Task goal: Starting with the first line of the data below, copy each line up to and including the one containing "import seaborn as sns". Pictures stay out.

--- Recorded information ---

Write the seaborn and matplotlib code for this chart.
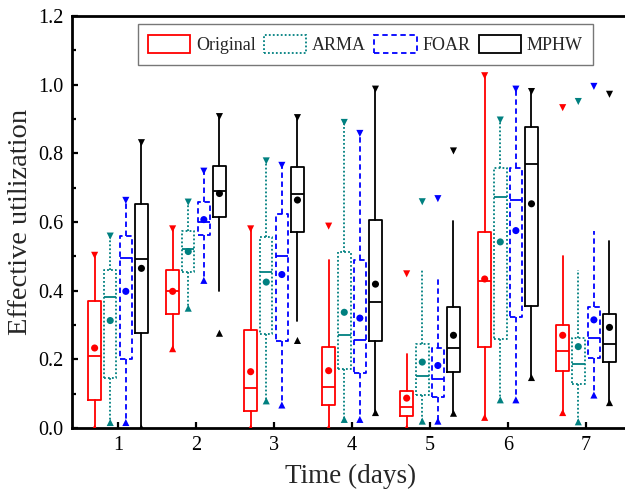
import glob
import numpy as np
import pandas as pd
import matplotlib
matplotlib.use("Agg")
import matplotlib.pyplot as plt
from matplotlib import font_manager
from matplotlib.patches import Patch
from matplotlib.ticker import MultipleLocator, FormatStrFormatter
import seaborn as sns

days = [1, 2, 3, 4, 5, 6, 7]
series = ["Original", "ARMA", "FOAR", "MPHW"]

orig_q1 = [0.082, 0.333, 0.050, 0.067, 0.036, 0.237, 0.166]
orig_med = [0.211, 0.398, 0.116, 0.119, 0.062, 0.427, 0.223]
orig_q3 = [0.369, 0.459, 0.286, 0.237, 0.109, 0.570, 0.301]
orig_mean = [0.233, 0.398, 0.164, 0.167, 0.087, 0.434, 0.270]
orig_wlo = [0.0, 0.231, 0.0, 0.0, 0.0, 0.031, 0.045]
orig_whi = [0.503, 0.580, 0.580, 0.490, 0.215, 1.026, 0.500]
orig_min = [0.0, 0.231, 0.0, 0.0, 0.0, 0.031, 0.045]
orig_max = [0.503, 0.580, 0.580, 0.588, 0.449, 1.026, 0.933]

arma_q1 = [0.145, 0.454, 0.274, 0.171, 0.096, 0.259, 0.128]
arma_med = [0.383, 0.520, 0.454, 0.270, 0.152, 0.673, 0.186]
arma_q3 = [0.461, 0.573, 0.557, 0.513, 0.244, 0.758, 0.262]
arma_mean = [0.313, 0.514, 0.425, 0.337, 0.192, 0.542, 0.237]
arma_wlo = [0.016, 0.349, 0.079, 0.025, 0.020, 0.082, 0.018]
arma_whi = [0.559, 0.658, 0.778, 0.890, 0.461, 0.897, 0.459]
arma_min = [0.016, 0.349, 0.079, 0.025, 0.020, 0.082, 0.018]
arma_max = [0.559, 0.658, 0.778, 0.890, 0.659, 0.897, 0.951]

foar_q1 = [0.200, 0.563, 0.252, 0.160, 0.090, 0.323, 0.205]
foar_med = [0.494, 0.600, 0.502, 0.255, 0.142, 0.663, 0.262]
foar_q3 = [0.559, 0.659, 0.624, 0.490, 0.233, 0.758, 0.352]
foar_mean = [0.398, 0.607, 0.447, 0.320, 0.182, 0.575, 0.315]
foar_wlo = [0.016, 0.430, 0.067, 0.025, 0.020, 0.082, 0.096]
foar_whi = [0.663, 0.748, 0.765, 0.858, 0.440, 0.987, 0.573]
foar_min = [0.016, 0.430, 0.067, 0.025, 0.020, 0.082, 0.096]
foar_max = [0.663, 0.748, 0.765, 0.858, 0.668, 0.987, 0.995]

mphw_q1 = [0.276, 0.615, 0.570, 0.254, 0.163, 0.356, 0.192]
mphw_med = [0.492, 0.690, 0.682, 0.366, 0.233, 0.768, 0.245]
mphw_q3 = [0.651, 0.763, 0.761, 0.607, 0.351, 0.877, 0.332]
mphw_mean = [0.465, 0.683, 0.664, 0.419, 0.270, 0.653, 0.293]
mphw_wlo = [0.0, 0.400, 0.313, 0.045, 0.043, 0.147, 0.074]
mphw_whi = [0.831, 0.907, 0.904, 0.987, 0.602, 0.980, 0.544]
mphw_min = [0.0, 0.276, 0.255, 0.045, 0.043, 0.147, 0.074]
mphw_max = [0.831, 0.907, 0.904, 0.987, 0.807, 0.980, 0.972]

data = {
    "Original": (orig_q1, orig_med, orig_q3, orig_mean, orig_wlo, orig_whi, orig_min, orig_max),
    "ARMA": (arma_q1, arma_med, arma_q3, arma_mean, arma_wlo, arma_whi, arma_min, arma_max),
    "FOAR": (foar_q1, foar_med, foar_q3, foar_mean, foar_wlo, foar_whi, foar_min, foar_max),
    "MPHW": (mphw_q1, mphw_med, mphw_q3, mphw_mean, mphw_wlo, mphw_whi, mphw_min, mphw_max),
}

colors = {"Original": "#FF0000", "ARMA": "#008080", "FOAR": "#0000FF", "MPHW": "#000000"}
styles = {"Original": "-", "ARMA": (0, (1, 1.2)), "FOAR": (0, (3, 2)), "MPHW": "-"}
offsets = {"Original": -0.3, "ARMA": -0.1, "FOAR": 0.1, "MPHW": 0.3}

sns.set_theme(style="ticks")
serif_name = None
for p in glob.glob("/usr/share/fonts/**/LiberationSerif*.ttf", recursive=True):
    try:
        font_manager.fontManager.addfont(p)
        if p.endswith("LiberationSerif-Regular.ttf"):
            serif_name = font_manager.FontProperties(fname=p).get_name()
    except Exception:
        pass
fam = [serif_name] if serif_name else []
plt.rcParams["font.family"] = fam + ["Liberation Serif", "DejaVu Serif"]

fig = plt.figure(figsize=(6.25, 4.92), dpi=100)
ax = fig.add_axes([72 / 625, 64 / 492, 557 / 625, 412 / 492])

rows = []
for s in series:
    q1, med, q3, mean, wlo, whi, mn, mx = data[s]
    stats = []
    for i, d in enumerate(days):
        stats.append(dict(q1=q1[i], med=med[i], q3=q3[i], whislo=wlo[i], whishi=whi[i],
                          mean=mean[i], fliers=[]))
        rows.append(dict(series=s, x=d + offsets[s], y=mean[i], kind="mean"))
        rows.append(dict(series=s, x=d + offsets[s], y=mn[i], kind="min"))
        rows.append(dict(series=s, x=d + offsets[s], y=mx[i], kind="max"))
    lw = 1.3
    ls = styles[s]
    c = colors[s]
    ax.bxp(stats, positions=[d + offsets[s] for d in days], widths=0.16,
           showfliers=False, showcaps=False, showmeans=False, patch_artist=False,
           boxprops=dict(color=c, linewidth=lw, linestyle=ls),
           whiskerprops=dict(color=c, linewidth=lw, linestyle=ls),
           medianprops=dict(color=c, linewidth=lw, linestyle="-"),
           manage_ticks=False)

df = pd.DataFrame(rows)
sns.scatterplot(data=df, x="x", y="y", hue="series", style="kind",
                markers={"mean": "o", "min": "^", "max": "v"},
                palette=colors, hue_order=series, s=26, linewidth=0,
                legend=False, ax=ax, zorder=5, clip_on=True)

ax.set_xlim(0.41, 7.55)
ax.set_ylim(0, 1.2)
ax.set_xticks(days)
ax.yaxis.set_major_locator(MultipleLocator(0.2))
ax.yaxis.set_minor_locator(MultipleLocator(0.1))
ax.yaxis.set_major_formatter(FormatStrFormatter("%.1f"))
ax.tick_params(axis="both", which="both", direction="in", width=1.6, labelsize=14.5,
               colors="black")
ax.tick_params(axis="both", which="major", length=4.5, pad=6)
ax.tick_params(axis="y", which="minor", length=3)
ax.tick_params(axis="x", which="minor", length=0)
for sp in ax.spines.values():
    sp.set_linewidth(2.0)
    sp.set_color("black")
    sp.set_visible(True)

ax.set_xlabel("Time (days)", fontsize=19.5, labelpad=6)
ax.set_ylabel("Effective utilization", fontsize=20.5, labelpad=4)

handles = [Patch(facecolor="none", edgecolor=colors[s], linestyle=styles[s], linewidth=1.3,
                 label=s) for s in series]
leg = ax.legend(handles=handles, loc="center", bbox_to_anchor=(365.5 / 625, 1 - 44.5 / 492),
                bbox_transform=fig.transFigure, ncol=4, fontsize=13, frameon=True,
                fancybox=False, edgecolor="#555555", handlelength=2.33, handleheight=1.17,
                handletextpad=0.33, columnspacing=0.45, borderpad=0.6, borderaxespad=0)
leg.get_frame().set_linewidth(1.0)

fig.savefig("out.png", dpi=100)
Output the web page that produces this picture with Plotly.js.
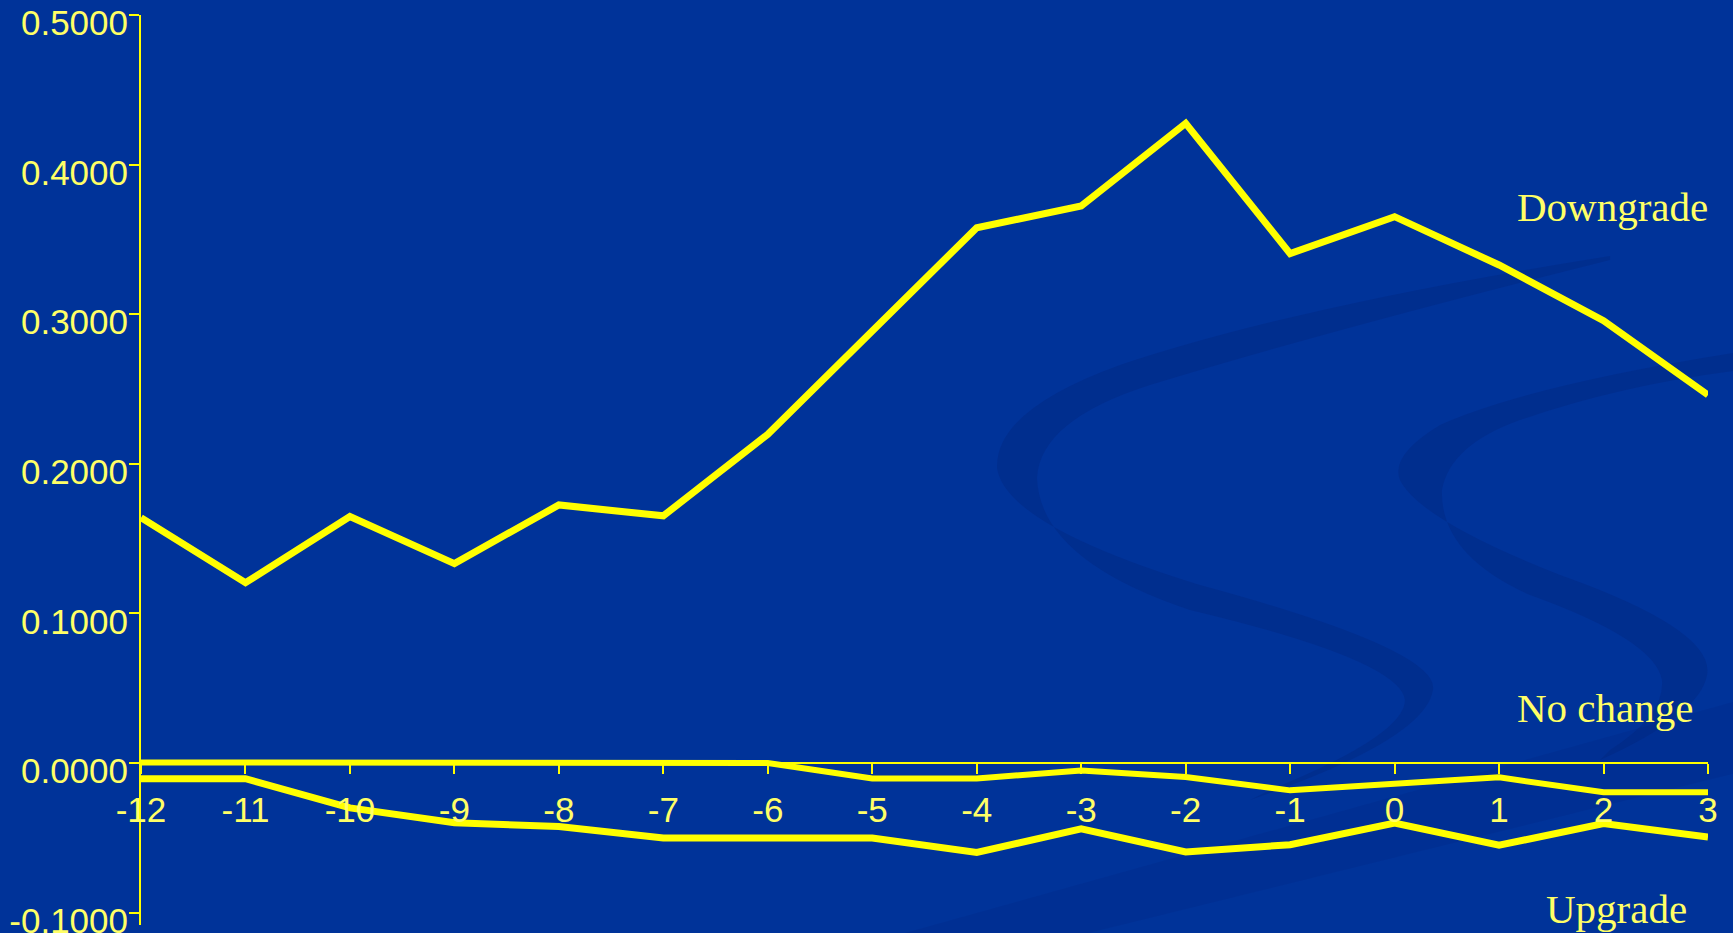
<!DOCTYPE html>
<html>
<head>
<meta charset="utf-8">
<script src="https://cdn.plot.ly/plotly-3.0.1.min.js"></script>
<style>
  html, body { margin: 0; padding: 0; background: #003399; overflow: hidden; }
  #chart { width: 1733px; height: 933px; }
</style>
</head>
<body>
<div id="chart"></div>
<script>
// ---- Data ----
const months = [-12, -11, -10, -9, -8, -7, -6, -5, -4, -3, -2, -1, 0, 1, 2, 3];
const downgrade = [0.1640, 0.1205, 0.1648, 0.1333, 0.1725, 0.1652, 0.2197, 0.2885, 0.3578, 0.3723, 0.4276, 0.3405, 0.3652, 0.3329, 0.2957, 0.2460];
const noChange  = [0.0003, 0.0003, 0.0002, 0.0002, 0.0002, 0.0002, 0.0000, -0.0103, -0.0103, -0.0051, -0.0093, -0.0183, -0.0138, -0.0096, -0.0196, -0.0196];
const upgrade   = [-0.0105, -0.0105, -0.0300, -0.0400, -0.0425, -0.0502, -0.0502, -0.0502, -0.0598, -0.0440, -0.0595, -0.0546, -0.0401, -0.0550, -0.0405, -0.0495];
const seriesNames = ["Downgrade", "No change", "Upgrade"];
const yTicks = [-0.1, 0.0, 0.1, 0.2, 0.3, 0.4, 0.5];
const yTickText = ["-0.1000", "0.0000", "0.1000", "0.2000", "0.3000", "0.4000", "0.5000"];

// ---- Layout geometry ----
const W = 1733, H = 933;
const M = { l: 141, r: 25, t: 15, b: 8 };
const yRange = [-0.1083, 0.5];
const plotW = W - M.l - M.r, plotH = H - M.t - M.b;
const LINE = '#FFFF00', TEXT = '#FFFF66', BG = '#003399';

// pixel -> paper fraction helper for decorative background swooshes
function P(x, y) { return ((x - M.l) / plotW).toFixed(4) + ',' + ((H - M.b - y) / plotH).toFixed(4); }
const swooshA = 'M' + P(1610, 256) + ' Q' + P(1300, 305) + ' ' + P(1120, 365) +
  ' Q' + P(995, 410) + ' ' + P(997, 468) + ' Q' + P(1005, 525) + ' ' + P(1200, 585) +
  ' Q' + P(1440, 650) + ' ' + P(1433, 690) + ' Q' + P(1425, 740) + ' ' + P(1250, 800) +
  ' L' + P(1270, 790) + ' Q' + P(1405, 735) + ' ' + P(1405, 700) + ' Q' + P(1400, 660) + ' ' + P(1190, 610) +
  ' Q' + P(1040, 560) + ' ' + P(1037, 478) + ' Q' + P(1040, 420) + ' ' + P(1150, 385) +
  ' Q' + P(1330, 330) + ' ' + P(1610, 260) + ' Z';
const swooshB = 'M' + P(1740, 352) + ' Q' + P(1530, 385) + ' ' + P(1440, 425) +
  ' Q' + P(1390, 455) + ' ' + P(1400, 480) + ' Q' + P(1420, 520) + ' ' + P(1560, 575) +
  ' Q' + P(1715, 630) + ' ' + P(1707, 675) + ' Q' + P(1700, 715) + ' ' + P(1600, 760) +
  ' L' + P(1610, 750) + ' Q' + P(1665, 715) + ' ' + P(1662, 680) + ' Q' + P(1655, 640) + ' ' + P(1530, 595) +
  ' Q' + P(1440, 555) + ' ' + P(1442, 490) + ' Q' + P(1450, 445) + ' ' + P(1520, 420) +
  ' Q' + P(1620, 385) + ' ' + P(1740, 370) + ' Z';
const swooshC = 'M' + P(1740, 700) + ' L' + P(1740, 772) + ' L' + P(1060, 940) + ' L' + P(880, 940) + ' Z';

const traces = [downgrade, noChange, upgrade].map((vals, i) => ({
  type: 'scatter', mode: 'lines', x: months, y: vals, name: seriesNames[i],
  line: { color: LINE, width: i === 1 ? 6 : 7 },
  hoverinfo: 'x+y+name'
}));

const tickFont = { family: '"Liberation Sans", Arial, sans-serif', size: 35, color: TEXT };
const labFont = { family: '"Liberation Serif", "Times New Roman", serif', size: 41, color: TEXT };

function ann(text, px, py) {
  return { text: text, xref: 'paper', yref: 'paper', x: (px - M.l) / plotW, y: (H - M.b - py) / plotH,
           xanchor: 'left', yanchor: 'middle', showarrow: false, font: labFont };
}

const layout = {
  width: W, height: H,
  margin: M,
  paper_bgcolor: BG,
  plot_bgcolor: 'rgba(0,0,0,0)',
  showlegend: false,
  xaxis: {
    range: [-12, 3], tickvals: months, ticktext: months.map(String),
    anchor: 'free', position: -yRange[0] / (yRange[1] - yRange[0]),
    showline: true, linecolor: LINE, linewidth: 2,
    ticks: 'outside', ticklen: 10, tickwidth: 2, tickcolor: LINE,
    showgrid: false, zeroline: false, tickfont: tickFont,
    ticklabelstandoff: 6, ticklabeloverflow: 'allow'
  },
  yaxis: {
    range: yRange, tickvals: yTicks, ticktext: yTickText,
    showline: true, linecolor: LINE, linewidth: 2,
    ticks: 'outside', ticklen: 10, tickwidth: 2, tickcolor: LINE,
    showgrid: false, zeroline: false, tickfont: tickFont,
    ticklabelshift: 8, ticklabelstandoff: -6, ticklabeloverflow: 'allow'
  },
  shapes: [
    { type: 'path', xref: 'paper', yref: 'paper', path: swooshC, layer: 'below',
      fillcolor: 'rgba(0,30,110,0.14)', line: { width: 0 } },
    { type: 'path', xref: 'paper', yref: 'paper', path: swooshA, layer: 'below',
      fillcolor: 'rgba(0,30,110,0.25)', line: { width: 0 } },
    { type: 'path', xref: 'paper', yref: 'paper', path: swooshB, layer: 'below',
      fillcolor: 'rgba(0,30,110,0.25)', line: { width: 0 } }
  ],
  annotations: [
    ann(seriesNames[0], 1515, 207),
    ann(seriesNames[1], 1515, 708),
    ann(seriesNames[2], 1544, 909)
  ]
};

Plotly.newPlot('chart', traces, layout, { staticPlot: true, displayModeBar: false });
</script>
</body>
</html>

---

Solution for this problem:
Write the seaborn and matplotlib code for this chart.
import glob
import numpy as np
import pandas as pd
import matplotlib
matplotlib.use("Agg")
import matplotlib.pyplot as plt
from matplotlib import font_manager
from matplotlib.patches import Patch
from matplotlib.ticker import MultipleLocator, FormatStrFormatter
import seaborn as sns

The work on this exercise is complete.